RAW DATA -
§ §

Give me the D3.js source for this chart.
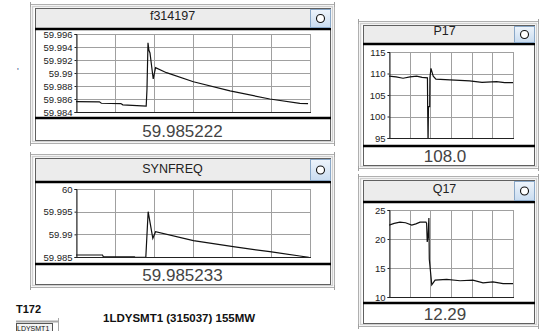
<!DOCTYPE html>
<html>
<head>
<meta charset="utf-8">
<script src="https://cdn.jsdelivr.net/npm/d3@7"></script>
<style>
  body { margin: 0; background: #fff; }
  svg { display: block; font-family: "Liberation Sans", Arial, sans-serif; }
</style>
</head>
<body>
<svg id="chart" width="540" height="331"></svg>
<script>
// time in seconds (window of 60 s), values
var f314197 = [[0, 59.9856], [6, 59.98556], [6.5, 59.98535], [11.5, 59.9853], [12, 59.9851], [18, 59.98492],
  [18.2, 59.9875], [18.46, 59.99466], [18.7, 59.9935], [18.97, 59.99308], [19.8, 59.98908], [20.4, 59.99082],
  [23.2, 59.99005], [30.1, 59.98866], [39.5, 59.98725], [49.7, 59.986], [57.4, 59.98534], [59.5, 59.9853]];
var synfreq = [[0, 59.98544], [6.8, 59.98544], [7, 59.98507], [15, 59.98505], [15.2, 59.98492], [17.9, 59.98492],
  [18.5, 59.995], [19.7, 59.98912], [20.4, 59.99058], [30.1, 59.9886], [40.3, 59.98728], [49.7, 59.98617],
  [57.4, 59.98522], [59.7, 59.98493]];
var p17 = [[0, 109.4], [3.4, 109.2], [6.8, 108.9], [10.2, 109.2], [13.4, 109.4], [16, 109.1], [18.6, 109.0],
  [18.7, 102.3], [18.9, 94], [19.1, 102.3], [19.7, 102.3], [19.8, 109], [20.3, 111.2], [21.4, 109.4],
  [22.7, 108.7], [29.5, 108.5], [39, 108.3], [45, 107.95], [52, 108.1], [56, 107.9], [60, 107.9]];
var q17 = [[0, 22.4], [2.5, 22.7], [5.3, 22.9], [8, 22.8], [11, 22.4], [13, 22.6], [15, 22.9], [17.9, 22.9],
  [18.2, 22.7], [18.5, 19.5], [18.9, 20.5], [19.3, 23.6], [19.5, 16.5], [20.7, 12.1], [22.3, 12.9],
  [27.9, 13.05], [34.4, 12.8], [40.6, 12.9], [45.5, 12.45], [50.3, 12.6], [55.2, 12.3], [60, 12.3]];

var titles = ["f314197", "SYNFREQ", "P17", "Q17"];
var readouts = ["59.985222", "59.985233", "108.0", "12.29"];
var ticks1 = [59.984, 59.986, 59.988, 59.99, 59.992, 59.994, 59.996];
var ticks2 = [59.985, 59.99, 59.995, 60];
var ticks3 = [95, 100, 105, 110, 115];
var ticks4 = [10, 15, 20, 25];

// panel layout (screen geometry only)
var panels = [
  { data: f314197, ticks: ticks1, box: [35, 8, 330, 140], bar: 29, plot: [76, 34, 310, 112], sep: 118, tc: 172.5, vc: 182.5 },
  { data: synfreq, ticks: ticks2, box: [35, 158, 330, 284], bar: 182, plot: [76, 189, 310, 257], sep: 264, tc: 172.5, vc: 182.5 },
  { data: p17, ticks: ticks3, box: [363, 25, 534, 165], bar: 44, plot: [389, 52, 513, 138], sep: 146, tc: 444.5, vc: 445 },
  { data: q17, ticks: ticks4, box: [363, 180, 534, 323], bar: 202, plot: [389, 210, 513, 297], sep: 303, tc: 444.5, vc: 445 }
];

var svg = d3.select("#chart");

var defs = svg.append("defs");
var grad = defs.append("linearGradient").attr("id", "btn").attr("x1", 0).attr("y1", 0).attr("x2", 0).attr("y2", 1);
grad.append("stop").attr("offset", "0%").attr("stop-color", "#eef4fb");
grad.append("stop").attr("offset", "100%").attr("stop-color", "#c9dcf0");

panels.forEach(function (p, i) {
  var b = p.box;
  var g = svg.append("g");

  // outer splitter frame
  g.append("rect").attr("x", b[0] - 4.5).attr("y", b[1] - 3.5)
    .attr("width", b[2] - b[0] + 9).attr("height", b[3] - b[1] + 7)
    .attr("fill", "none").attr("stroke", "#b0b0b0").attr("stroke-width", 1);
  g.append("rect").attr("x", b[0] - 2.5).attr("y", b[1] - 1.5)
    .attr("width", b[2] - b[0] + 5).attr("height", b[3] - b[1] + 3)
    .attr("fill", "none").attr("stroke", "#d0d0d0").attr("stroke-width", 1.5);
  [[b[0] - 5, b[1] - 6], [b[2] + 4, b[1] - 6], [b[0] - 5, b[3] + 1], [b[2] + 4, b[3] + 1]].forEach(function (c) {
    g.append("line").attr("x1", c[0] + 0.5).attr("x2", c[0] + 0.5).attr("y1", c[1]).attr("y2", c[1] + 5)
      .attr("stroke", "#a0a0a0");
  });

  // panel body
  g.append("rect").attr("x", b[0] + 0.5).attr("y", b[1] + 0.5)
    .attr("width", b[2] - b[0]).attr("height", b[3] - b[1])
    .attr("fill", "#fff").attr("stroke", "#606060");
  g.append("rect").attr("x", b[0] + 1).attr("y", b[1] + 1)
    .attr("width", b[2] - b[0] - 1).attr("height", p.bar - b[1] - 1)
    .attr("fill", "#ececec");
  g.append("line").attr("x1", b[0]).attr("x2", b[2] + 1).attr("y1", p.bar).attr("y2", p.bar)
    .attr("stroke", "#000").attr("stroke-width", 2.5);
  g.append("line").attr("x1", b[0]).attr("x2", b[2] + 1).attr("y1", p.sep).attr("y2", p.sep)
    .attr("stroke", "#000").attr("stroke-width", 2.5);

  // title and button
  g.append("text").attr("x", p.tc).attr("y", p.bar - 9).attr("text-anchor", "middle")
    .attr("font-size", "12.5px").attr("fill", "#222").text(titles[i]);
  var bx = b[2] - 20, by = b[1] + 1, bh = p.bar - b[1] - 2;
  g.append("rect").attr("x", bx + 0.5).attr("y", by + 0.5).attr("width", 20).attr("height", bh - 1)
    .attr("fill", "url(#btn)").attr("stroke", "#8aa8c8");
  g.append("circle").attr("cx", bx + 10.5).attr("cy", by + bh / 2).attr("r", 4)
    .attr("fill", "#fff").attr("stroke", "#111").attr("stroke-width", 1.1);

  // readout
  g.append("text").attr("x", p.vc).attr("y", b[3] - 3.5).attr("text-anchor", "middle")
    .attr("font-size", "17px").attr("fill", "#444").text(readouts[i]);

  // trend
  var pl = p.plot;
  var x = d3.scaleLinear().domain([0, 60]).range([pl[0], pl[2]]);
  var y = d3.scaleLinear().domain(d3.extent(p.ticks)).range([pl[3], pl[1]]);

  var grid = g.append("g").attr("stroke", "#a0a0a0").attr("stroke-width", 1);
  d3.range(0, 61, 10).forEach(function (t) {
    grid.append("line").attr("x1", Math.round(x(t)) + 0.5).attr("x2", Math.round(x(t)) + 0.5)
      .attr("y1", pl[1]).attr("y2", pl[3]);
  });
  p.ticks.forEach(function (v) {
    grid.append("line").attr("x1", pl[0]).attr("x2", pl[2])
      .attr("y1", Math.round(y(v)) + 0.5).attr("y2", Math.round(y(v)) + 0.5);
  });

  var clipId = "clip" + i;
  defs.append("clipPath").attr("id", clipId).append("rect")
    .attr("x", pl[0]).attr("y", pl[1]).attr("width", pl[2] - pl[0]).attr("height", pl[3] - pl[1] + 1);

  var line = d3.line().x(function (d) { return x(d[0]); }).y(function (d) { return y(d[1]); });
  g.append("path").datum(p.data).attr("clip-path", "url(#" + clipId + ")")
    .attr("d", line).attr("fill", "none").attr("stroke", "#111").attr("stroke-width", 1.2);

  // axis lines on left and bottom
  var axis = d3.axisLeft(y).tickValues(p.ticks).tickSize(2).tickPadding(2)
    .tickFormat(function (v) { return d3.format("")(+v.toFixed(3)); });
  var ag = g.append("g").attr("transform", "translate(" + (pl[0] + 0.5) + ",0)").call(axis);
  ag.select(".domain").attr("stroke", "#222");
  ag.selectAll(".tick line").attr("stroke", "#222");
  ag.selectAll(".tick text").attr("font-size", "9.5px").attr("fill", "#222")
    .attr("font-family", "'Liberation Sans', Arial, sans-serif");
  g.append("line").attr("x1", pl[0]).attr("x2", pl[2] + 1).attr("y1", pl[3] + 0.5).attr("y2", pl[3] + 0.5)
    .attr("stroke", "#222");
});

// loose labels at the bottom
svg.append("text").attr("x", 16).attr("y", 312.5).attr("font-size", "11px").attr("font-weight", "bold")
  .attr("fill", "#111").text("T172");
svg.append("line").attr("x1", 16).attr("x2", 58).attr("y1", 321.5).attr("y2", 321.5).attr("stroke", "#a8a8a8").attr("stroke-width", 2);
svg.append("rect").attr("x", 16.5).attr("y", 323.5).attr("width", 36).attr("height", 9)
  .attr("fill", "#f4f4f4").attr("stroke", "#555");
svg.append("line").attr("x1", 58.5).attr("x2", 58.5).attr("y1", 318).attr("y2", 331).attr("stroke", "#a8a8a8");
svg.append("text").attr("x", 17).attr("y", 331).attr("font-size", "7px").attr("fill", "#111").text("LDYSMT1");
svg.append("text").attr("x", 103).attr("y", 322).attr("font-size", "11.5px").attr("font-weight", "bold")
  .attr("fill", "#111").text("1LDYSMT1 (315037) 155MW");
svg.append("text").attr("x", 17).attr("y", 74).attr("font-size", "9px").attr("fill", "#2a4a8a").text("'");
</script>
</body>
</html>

§ §

PROBLEM DETAILS -
Reproduce the material above from its first line through the line containing "var ticks4 = [10, 15, 20, 25];", both ends included, and skip every picture.

WRITTEN SOLUTION -
Give me the D3.js source for this chart.
<!DOCTYPE html>
<html>
<head>
<meta charset="utf-8">
<script src="https://cdn.jsdelivr.net/npm/d3@7"></script>
<style>
  body { margin: 0; background: #fff; }
  svg { display: block; font-family: "Liberation Sans", Arial, sans-serif; }
</style>
</head>
<body>
<svg id="chart" width="540" height="331"></svg>
<script>
// time in seconds (window of 60 s), values
var f314197 = [[0, 59.9856], [6, 59.98556], [6.5, 59.98535], [11.5, 59.9853], [12, 59.9851], [18, 59.98492],
  [18.2, 59.9875], [18.46, 59.99466], [18.7, 59.9935], [18.97, 59.99308], [19.8, 59.98908], [20.4, 59.99082],
  [23.2, 59.99005], [30.1, 59.98866], [39.5, 59.98725], [49.7, 59.986], [57.4, 59.98534], [59.5, 59.9853]];
var synfreq = [[0, 59.98544], [6.8, 59.98544], [7, 59.98507], [15, 59.98505], [15.2, 59.98492], [17.9, 59.98492],
  [18.5, 59.995], [19.7, 59.98912], [20.4, 59.99058], [30.1, 59.9886], [40.3, 59.98728], [49.7, 59.98617],
  [57.4, 59.98522], [59.7, 59.98493]];
var p17 = [[0, 109.4], [3.4, 109.2], [6.8, 108.9], [10.2, 109.2], [13.4, 109.4], [16, 109.1], [18.6, 109.0],
  [18.7, 102.3], [18.9, 94], [19.1, 102.3], [19.7, 102.3], [19.8, 109], [20.3, 111.2], [21.4, 109.4],
  [22.7, 108.7], [29.5, 108.5], [39, 108.3], [45, 107.95], [52, 108.1], [56, 107.9], [60, 107.9]];
var q17 = [[0, 22.4], [2.5, 22.7], [5.3, 22.9], [8, 22.8], [11, 22.4], [13, 22.6], [15, 22.9], [17.9, 22.9],
  [18.2, 22.7], [18.5, 19.5], [18.9, 20.5], [19.3, 23.6], [19.5, 16.5], [20.7, 12.1], [22.3, 12.9],
  [27.9, 13.05], [34.4, 12.8], [40.6, 12.9], [45.5, 12.45], [50.3, 12.6], [55.2, 12.3], [60, 12.3]];

var titles = ["f314197", "SYNFREQ", "P17", "Q17"];
var readouts = ["59.985222", "59.985233", "108.0", "12.29"];
var ticks1 = [59.984, 59.986, 59.988, 59.99, 59.992, 59.994, 59.996];
var ticks2 = [59.985, 59.99, 59.995, 60];
var ticks3 = [95, 100, 105, 110, 115];
var ticks4 = [10, 15, 20, 25];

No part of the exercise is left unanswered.